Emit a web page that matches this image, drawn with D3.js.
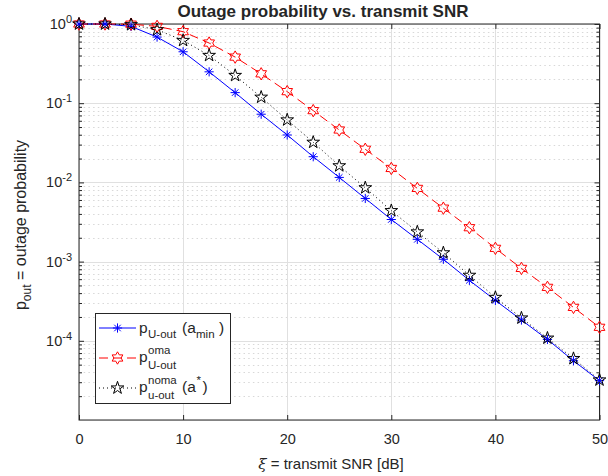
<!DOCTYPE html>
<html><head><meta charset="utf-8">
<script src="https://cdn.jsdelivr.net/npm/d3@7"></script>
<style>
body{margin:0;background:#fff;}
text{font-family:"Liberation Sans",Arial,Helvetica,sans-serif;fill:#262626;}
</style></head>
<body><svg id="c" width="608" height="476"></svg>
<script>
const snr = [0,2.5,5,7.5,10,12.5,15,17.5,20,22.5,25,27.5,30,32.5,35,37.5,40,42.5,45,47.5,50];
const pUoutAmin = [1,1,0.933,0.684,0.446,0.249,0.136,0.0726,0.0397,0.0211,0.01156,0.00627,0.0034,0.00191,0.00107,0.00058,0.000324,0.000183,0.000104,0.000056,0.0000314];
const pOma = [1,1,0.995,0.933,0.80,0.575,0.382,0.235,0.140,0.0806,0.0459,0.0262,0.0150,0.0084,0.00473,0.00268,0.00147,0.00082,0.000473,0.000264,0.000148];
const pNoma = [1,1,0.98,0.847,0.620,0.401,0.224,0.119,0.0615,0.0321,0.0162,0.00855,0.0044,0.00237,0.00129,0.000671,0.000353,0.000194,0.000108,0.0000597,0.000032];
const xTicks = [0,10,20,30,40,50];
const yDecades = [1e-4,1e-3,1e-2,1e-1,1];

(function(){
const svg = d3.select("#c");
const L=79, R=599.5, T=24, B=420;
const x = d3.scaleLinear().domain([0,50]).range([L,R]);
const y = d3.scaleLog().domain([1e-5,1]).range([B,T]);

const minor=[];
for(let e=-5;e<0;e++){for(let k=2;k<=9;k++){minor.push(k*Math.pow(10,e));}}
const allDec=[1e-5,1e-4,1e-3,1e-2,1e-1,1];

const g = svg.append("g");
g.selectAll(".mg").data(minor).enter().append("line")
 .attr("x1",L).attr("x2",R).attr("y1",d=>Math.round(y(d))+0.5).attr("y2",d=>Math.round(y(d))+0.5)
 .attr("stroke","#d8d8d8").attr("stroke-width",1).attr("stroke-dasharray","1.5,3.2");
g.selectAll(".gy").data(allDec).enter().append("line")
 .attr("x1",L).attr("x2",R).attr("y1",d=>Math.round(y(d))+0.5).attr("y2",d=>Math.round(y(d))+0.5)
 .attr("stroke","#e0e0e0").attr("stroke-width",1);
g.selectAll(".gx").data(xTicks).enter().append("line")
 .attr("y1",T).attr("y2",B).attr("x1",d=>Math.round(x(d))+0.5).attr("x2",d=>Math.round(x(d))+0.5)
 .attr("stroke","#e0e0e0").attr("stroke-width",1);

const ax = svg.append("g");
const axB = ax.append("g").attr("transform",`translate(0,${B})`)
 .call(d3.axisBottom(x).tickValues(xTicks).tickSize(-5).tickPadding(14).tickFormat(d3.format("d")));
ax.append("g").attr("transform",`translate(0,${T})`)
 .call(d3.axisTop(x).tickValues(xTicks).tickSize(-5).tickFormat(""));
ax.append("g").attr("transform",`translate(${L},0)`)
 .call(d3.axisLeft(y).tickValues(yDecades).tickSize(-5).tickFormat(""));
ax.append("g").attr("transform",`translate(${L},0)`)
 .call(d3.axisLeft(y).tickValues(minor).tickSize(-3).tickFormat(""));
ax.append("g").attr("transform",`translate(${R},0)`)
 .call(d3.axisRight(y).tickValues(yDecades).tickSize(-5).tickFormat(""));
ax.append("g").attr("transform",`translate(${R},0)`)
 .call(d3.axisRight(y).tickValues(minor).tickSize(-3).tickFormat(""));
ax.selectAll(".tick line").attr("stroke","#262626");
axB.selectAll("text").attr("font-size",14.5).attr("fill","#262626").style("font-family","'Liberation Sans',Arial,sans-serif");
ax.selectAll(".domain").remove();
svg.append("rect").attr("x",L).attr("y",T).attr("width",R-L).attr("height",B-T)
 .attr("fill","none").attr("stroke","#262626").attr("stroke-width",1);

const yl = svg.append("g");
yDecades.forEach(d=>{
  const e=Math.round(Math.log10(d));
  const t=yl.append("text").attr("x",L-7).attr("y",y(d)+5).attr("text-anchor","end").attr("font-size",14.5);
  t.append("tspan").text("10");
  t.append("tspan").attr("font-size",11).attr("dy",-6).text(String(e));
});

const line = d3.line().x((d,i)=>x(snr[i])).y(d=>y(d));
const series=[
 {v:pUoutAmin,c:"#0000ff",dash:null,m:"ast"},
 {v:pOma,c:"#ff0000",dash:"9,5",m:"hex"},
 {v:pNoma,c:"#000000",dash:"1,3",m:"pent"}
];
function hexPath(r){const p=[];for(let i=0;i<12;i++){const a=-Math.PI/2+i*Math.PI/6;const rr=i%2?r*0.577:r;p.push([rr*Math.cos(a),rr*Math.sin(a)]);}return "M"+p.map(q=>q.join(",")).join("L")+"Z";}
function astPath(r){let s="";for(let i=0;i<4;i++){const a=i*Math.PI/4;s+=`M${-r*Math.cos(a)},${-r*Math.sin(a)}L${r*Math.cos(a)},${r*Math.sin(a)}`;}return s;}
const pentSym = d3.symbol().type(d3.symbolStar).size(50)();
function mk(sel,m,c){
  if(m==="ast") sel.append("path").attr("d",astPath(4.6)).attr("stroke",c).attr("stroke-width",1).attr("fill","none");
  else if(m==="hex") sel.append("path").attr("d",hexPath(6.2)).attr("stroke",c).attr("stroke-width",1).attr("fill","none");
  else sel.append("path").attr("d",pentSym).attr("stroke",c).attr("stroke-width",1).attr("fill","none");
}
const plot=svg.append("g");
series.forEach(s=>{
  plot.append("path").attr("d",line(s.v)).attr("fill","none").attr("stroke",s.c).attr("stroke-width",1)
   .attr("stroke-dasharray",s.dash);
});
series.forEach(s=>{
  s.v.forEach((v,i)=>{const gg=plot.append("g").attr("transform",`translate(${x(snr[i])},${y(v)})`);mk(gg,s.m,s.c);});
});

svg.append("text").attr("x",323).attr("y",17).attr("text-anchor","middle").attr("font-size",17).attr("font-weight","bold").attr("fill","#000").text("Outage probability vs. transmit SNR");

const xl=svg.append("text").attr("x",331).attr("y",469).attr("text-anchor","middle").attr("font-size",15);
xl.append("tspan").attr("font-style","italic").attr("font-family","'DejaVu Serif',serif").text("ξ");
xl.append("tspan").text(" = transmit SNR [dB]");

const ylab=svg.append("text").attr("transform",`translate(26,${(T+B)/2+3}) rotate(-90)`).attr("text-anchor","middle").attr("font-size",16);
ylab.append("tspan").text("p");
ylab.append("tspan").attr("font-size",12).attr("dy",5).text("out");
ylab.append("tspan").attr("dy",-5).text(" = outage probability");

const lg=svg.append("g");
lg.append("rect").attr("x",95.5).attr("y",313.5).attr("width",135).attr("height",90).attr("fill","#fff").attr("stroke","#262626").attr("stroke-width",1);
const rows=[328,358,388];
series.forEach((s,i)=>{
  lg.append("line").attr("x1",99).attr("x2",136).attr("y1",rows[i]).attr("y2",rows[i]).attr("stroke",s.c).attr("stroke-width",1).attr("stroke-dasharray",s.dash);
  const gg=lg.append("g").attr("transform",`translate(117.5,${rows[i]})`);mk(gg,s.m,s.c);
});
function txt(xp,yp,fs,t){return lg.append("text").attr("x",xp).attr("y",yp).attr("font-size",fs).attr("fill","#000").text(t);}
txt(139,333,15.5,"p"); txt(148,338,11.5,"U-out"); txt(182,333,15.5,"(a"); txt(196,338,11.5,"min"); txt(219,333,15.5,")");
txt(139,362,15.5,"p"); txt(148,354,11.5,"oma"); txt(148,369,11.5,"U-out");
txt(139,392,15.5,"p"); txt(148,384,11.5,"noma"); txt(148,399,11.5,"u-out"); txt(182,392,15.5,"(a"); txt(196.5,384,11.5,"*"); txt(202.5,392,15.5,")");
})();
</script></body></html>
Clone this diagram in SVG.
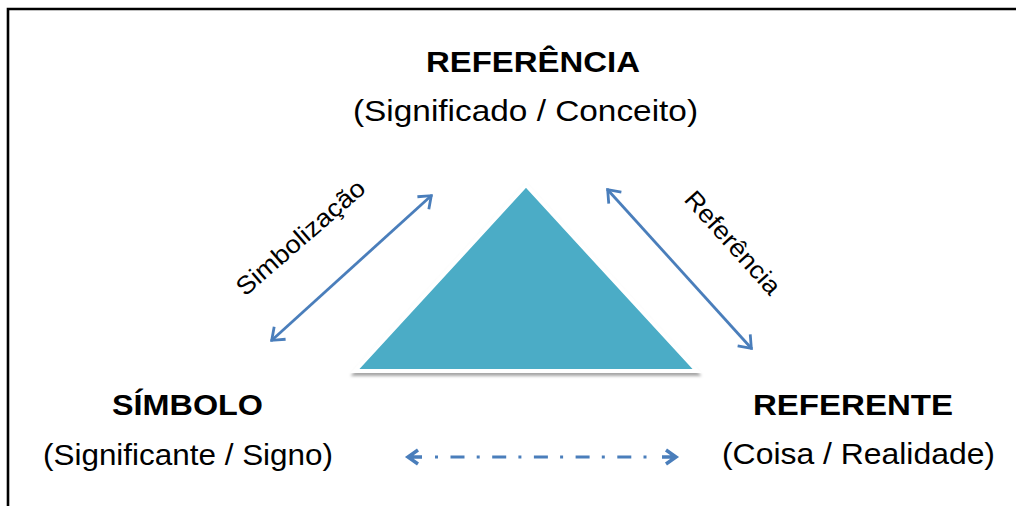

◆ Written exercise
Reproduce the records above from their first line to the line bearing "const yDecades = [1e-4,1e-3,1e-2,1e-1,1];", both ends included, leaving every picture out.

◆ Solution
Emit a web page that matches this image, drawn with D3.js.
<!DOCTYPE html>
<html><head><meta charset="utf-8">
<script src="https://cdn.jsdelivr.net/npm/d3@7"></script>
<style>
body{margin:0;background:#fff;}
text{font-family:"Liberation Sans",Arial,Helvetica,sans-serif;fill:#262626;}
</style></head>
<body><svg id="c" width="608" height="476"></svg>
<script>
const snr = [0,2.5,5,7.5,10,12.5,15,17.5,20,22.5,25,27.5,30,32.5,35,37.5,40,42.5,45,47.5,50];
const pUoutAmin = [1,1,0.933,0.684,0.446,0.249,0.136,0.0726,0.0397,0.0211,0.01156,0.00627,0.0034,0.00191,0.00107,0.00058,0.000324,0.000183,0.000104,0.000056,0.0000314];
const pOma = [1,1,0.995,0.933,0.80,0.575,0.382,0.235,0.140,0.0806,0.0459,0.0262,0.0150,0.0084,0.00473,0.00268,0.00147,0.00082,0.000473,0.000264,0.000148];
const pNoma = [1,1,0.98,0.847,0.620,0.401,0.224,0.119,0.0615,0.0321,0.0162,0.00855,0.0044,0.00237,0.00129,0.000671,0.000353,0.000194,0.000108,0.0000597,0.000032];
const xTicks = [0,10,20,30,40,50];
const yDecades = [1e-4,1e-3,1e-2,1e-1,1];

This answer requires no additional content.